Sodium chloride constitutes 85 percent of the dissolved elements in the ocean water. Other elements like magnesium, calcium, silica and bicarbonates are also present. Creatures that survive in the ocean waters also contribute to several other elements. Mollusk organisms like oysters and mussels extract calcium from the ocean and develop their shells and skeletons. Crustaceans like crabs, shrimps and lobsters also extract calcium to form their bodies. Coral reefs that are seen in warmer areas of oceans comprise of limestone.


Salinity: Why is the seawater salty?

Sea water’s salinity changes as per the geographical location of the ocean. The more away they are from land, the more saltily their waters taste. As there will not be any fresh water inflow into the ocean in such areas, the salt content will be more.
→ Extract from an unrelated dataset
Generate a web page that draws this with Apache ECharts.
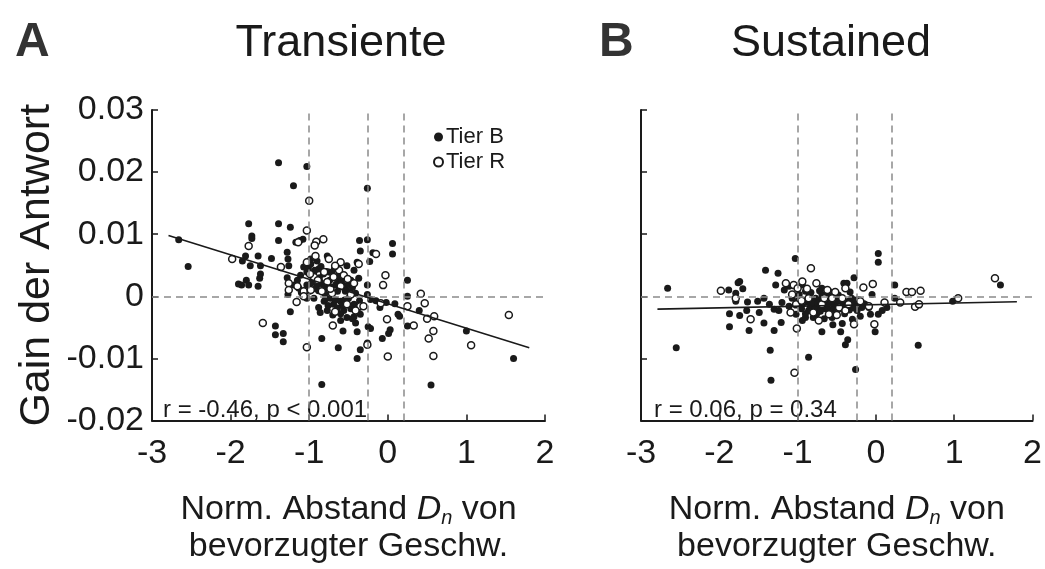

Places in the oceans that experience higher temperatures have higher salinity in the water because the process of evaporation will be faster in these areas. The salt residues in the ocean water will be more in these regions. Low salinities are seen in oceans and seas which are nearer to polar areas. Here, the salty water gets diluted with the melting of glaciers.  Salinity of oceans is measured per thousand pounds of ocean water.


The Baltic Sea has less salinity with 5 to 15 parts of salts per thousand pounds of ocean water. The North Atlantic Ocean is the saltiest with 37.9 pounds of salt per thousand pounds of ocean water. (Also know about dead sea) William Dittmar, a scientist collected several samples of ocean water to detect the salinity. He conducted these tests in 1872 and continued for 4 years almost covering 68,890 nautical miles. He gave 77 samples and till today these are considered as the standard for counting the salinity ratio in ocean waters.